= Yale Physician Associate Program =

Physician assistant program in the United States

The Yale Physician Associate program accepted its first class in 1971. The mission of the program is to educate individuals to become outstanding clinicians and to foster leaders who will serve their communities and advance the physician assistant (PA) profession. The program's founder, Dr. Alfred M. Sadler Jr., served as its first director in 1970. Yale School of Medicine maintains the only PA program named "Physician Associate" program instead of a "Physician Assistant" program in the United States, as it pre-dates the formation of the accreditation body and has elected to retain its original name. Note that despite the difference in name, graduates of the program will take the Physician Assistant National Certifying Exam and will be called a physician assistant when practicing.

==Academics==
Completion of the 28 month curriculum results in award of a master's degree. The education is divided into two portions (a didactic and clinical phase). The faculty of the Yale School of Medicine provides the education, which is coordinated by the Physician Associate program core faculty. The didactic year includes clinical and basic sciences as well as courses in research methods, ethics and physical examination. The clinical phase is fifteen months in duration with thirteen one month rotations and two months for research. Yale University requires all graduates to complete an original thesis under the mentorship of the School of Medicine faculty. Many graduates have pursued this research topic through a Yale Downs fellowship. This fellowship provides the student with an opportunity to act out his/her ideas in an international underserved setting. The PA program offers a joint degree (MMSc/MPH) with the Yale School of Public Health.

In 2015 rankings by US News of the Best Physicians Assistant Program, Yale was ranked #20 with Midwestern University, Northeastern University, Rosalind Franklin University, and University of Southern California.
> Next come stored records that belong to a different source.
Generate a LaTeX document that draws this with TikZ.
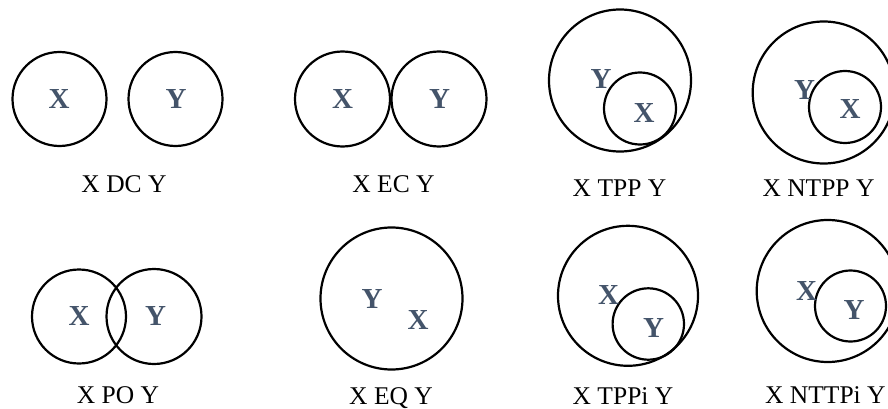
\documentclass[tikz,border=0pt]{standalone}
\usepackage{fontspec}
\setmainfont{Liberation Serif}
\definecolor{lblc}{HTML}{44546A}
\begin{document}
\begin{tikzpicture}[x=1pt,y=-1pt,
  ring/.style={draw=black,line width=2.2pt},
  lbl/.style={anchor=base,inner sep=0pt,text=lblc,font=\fontsize{29}{29}\selectfont\bfseries},
  captxt/.style={anchor=base,inner sep=0pt,text=black,font=\fontsize{25.5}{25.5}\selectfont}]
\useasboundingbox (0,0) rectangle (888,409);
\clip (0,0) rectangle (888,409);
% DC
\draw[ring] (59.5,99) circle (47);
\draw[ring] (175.5,99) circle (47);
\node[lbl] (dcx) at (59,108.5) {X};
\node[lbl] (dcy) at (176,108.5) {Y};
\node[captxt] (dc) at (124,192) {X DC Y};
% EC
\draw[ring] (342.5,99) circle (47.5);
\draw[ring] (439,99) circle (47.5);
\node[lbl] (ecx) at (342.5,108.5) {X};
\node[lbl] (ecy) at (439.5,108.5) {Y};
\node[captxt] (ec) at (393.5,192) {X EC Y};
% TPP
\draw[ring] (620,80.5) circle (71);
\draw[ring] (640,108.5) circle (36);
\node[lbl] (tppy) at (601,89) {Y};
\node[lbl] (tppx) at (644,122) {X};
\node[captxt] (tpp) at (619.5,196) {X TPP Y};
% NTPP
\draw[ring] (823.7,92.5) circle (71);
\draw[ring] (845,107) circle (36);
\node[lbl] (ntppy) at (804.5,100) {Y};
\node[lbl] (ntppx) at (850,119) {X};
\node[captxt] (ntpp) at (818.5,196) {X NTPP Y};
% PO
\draw[ring] (79,316.5) circle (47);
\draw[ring] (154,316.5) circle (47.5);
\node[lbl] (pox) at (79,325) {X};
\node[lbl] (poy) at (155.5,325) {Y};
\node[captxt] (po) at (118,403) {X PO Y};
% EQ
\draw[ring] (391.5,298.5) circle (71);
\node[lbl] (eqy) at (372,308) {Y};
\node[lbl] (eqx) at (418,329) {X};
\node[captxt] (eq) at (391,404) {X EQ Y};
% TPPi
\draw[ring] (628,295.8) circle (70);
\draw[ring] (648.3,324) circle (35.7);
\node[lbl] (tppix) at (608.5,304) {X};
\node[lbl] (tppiy) at (653.5,337) {Y};
\node[captxt] (tppi) at (623,404) {X TPPi Y};
% NTTPi
\draw[ring] (827.7,291) circle (71);
\draw[ring] (850.5,306) circle (35.5);
\node[lbl] (ntppix) at (806.5,300) {X};
\node[lbl] (ntppiy) at (854,319) {Y};
\node[captxt,anchor=base west] (ntppi) at (765,403) {X NTTPi Y};
\end{tikzpicture}
\end{document}
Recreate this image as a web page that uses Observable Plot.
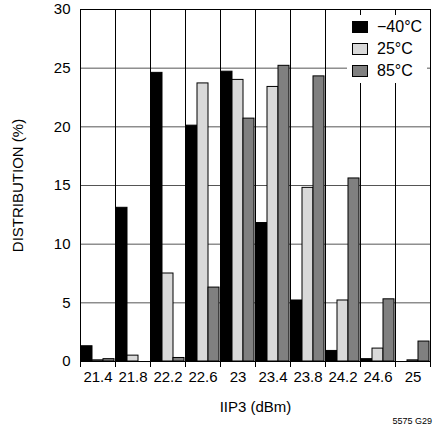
<!DOCTYPE html>
<html>
<head>
<meta charset="utf-8">
<script src="https://cdn.jsdelivr.net/npm/d3@7"></script>
<script src="https://cdn.jsdelivr.net/npm/@observablehq/plot@0.6"></script>
<style>
  html, body { margin: 0; padding: 0; background: white; }
  #wrap { position: relative; width: 443px; height: 438px; font-family: "Liberation Sans Narrow", "Arial Narrow", "Liberation Sans", sans-serif; }
  #legend { position: absolute; left: 347px; top: 15px; width: 80px; height: 68px; background: white; }
  .row { position: absolute; left: 0; height: 22px; display: flex; align-items: center; font-size: 16px; color: #000; }
  .sw { width: 14px; height: 10px; border: 1px solid #000; margin-left: 5px; margin-right: 9px; }
  #caption { position: absolute; right: 11px; top: 416px; font-size: 9px; font-family: "Liberation Sans Narrow", "Liberation Sans", sans-serif; color: #000; }
</style>
</head>
<body>
<div id="wrap"></div>
<script>
const categories = ["21.4", "21.8", "22.2", "22.6", "23", "23.4", "23.8", "24.2", "24.6", "25"];
const series = ["\u221240\u00b0C", "25\u00b0C", "85\u00b0C"];
const colors = ["#000000", "#d9d9d9", "#808080"];
const valuesM40 = [1.3, 13.1, 24.6, 20.1, 24.7, 11.8, 5.2, 0.9, 0.2, 0];
const values25  = [0.1, 0.5, 7.5, 23.7, 24.0, 23.4, 14.8, 5.2, 1.1, 0.1];
const values85  = [0.2, 0, 0.3, 6.3, 20.7, 25.2, 24.3, 15.6, 5.3, 1.7];
const yTicks = [0, 5, 10, 15, 20, 25, 30];

const seriesValues = [valuesM40, values25, values85];
const data = [];
categories.forEach((c, i) => {
  series.forEach((s, j) => data.push({cat: c, series: s, value: seriesValues[j][i]}));
});

const chart = Plot.plot({
  width: 443,
  height: 438,
  marginLeft: 79,
  marginRight: 12,
  marginTop: 9,
  marginBottom: 77,
  style: {fontFamily: "'Liberation Sans Narrow', 'Arial Narrow', 'Liberation Sans', sans-serif", fontSize: "15px", background: "white", color: "black"},
  fx: {domain: categories, padding: 0, label: "IIP3 (dBm)"},
  x: {domain: series, padding: 0, axis: null},
  y: {domain: [0, 30], label: "DISTRIBUTION (%)"},
  color: {domain: series, range: colors},
  marks: [
    Plot.gridY(yTicks.slice(1, -1), {stroke: "#555", strokeOpacity: 1}),
    Plot.barY(data, {fx: "cat", x: "series", y: "value", fill: "series", stroke: "black", strokeWidth: 1}),
    Plot.frame({anchor: "left", insetBottom: -5, stroke: "black"}),
    Plot.frame({anchor: "right", insetBottom: -5, stroke: "black"}),
    Plot.frame({anchor: "top", stroke: "black"}),
    Plot.frame({anchor: "bottom", stroke: "black"}),
    Plot.axisY(yTicks, {tickSize: 0, tickPadding: 10, fontSize: 15, label: "DISTRIBUTION (%)", labelAnchor: "center", labelArrow: "none", labelOffset: 68}),
    Plot.axisFx({anchor: "bottom", tickSize: 0, tickPadding: 10, fontSize: 15, label: "IIP3 (dBm)", labelAnchor: "center", labelArrow: "none", labelOffset: 50})
  ]
});

const wrap = document.getElementById("wrap");
wrap.appendChild(chart);

const legend = document.createElement("div");
legend.id = "legend";
series.forEach((s, j) => {
  const row = document.createElement("div");
  row.className = "row";
  row.style.top = (j * 22 + 1) + "px";
  const sw = document.createElement("div");
  sw.className = "sw";
  sw.style.background = colors[j];
  const t = document.createElement("span");
  t.textContent = s;
  row.appendChild(sw);
  row.appendChild(t);
  legend.appendChild(row);
});
wrap.appendChild(legend);

const cap = document.createElement("div");
cap.id = "caption";
cap.textContent = "5575 G29";
wrap.appendChild(cap);
</script>
</body>
</html>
In 2013 James (Jim) Van Rhee began as program director after previously having that position at Northwestern University. This leadership change has ushered in an innovative era at the PA program with enhanced use of technology and problem based learning. In 2015 the program received national headline as they began development of a distance learning format for medical education. This program development has not been without controversy as alumni have expressed concern over increased enrollment and the merits of distance education. The development of this program is potentially delayed as the PA accreditation body identified class expansion occurred too recently for the Yale PA program.

==International==
The PA program keeps with the Yale University global focus and encourages students to study internationally. The program currently has clinical sites in Uganda, Peru, Central America, and the UK. In recent years students have studied in five continents, and faculty are frequently consulted in the global development of PA and medical education.

==Admissions==
Acceptance is extremely selective. The common application for PA schools is used by Yale. The PA program receives over 1000 applicants for approximately 40 seats.

==Alumni==
Alumni have found their way into influential positions within the healthcare system. Many graduates are in leadership positions within medicine and beyond. Several past presidents of the AAPA are Yale PA Alumni.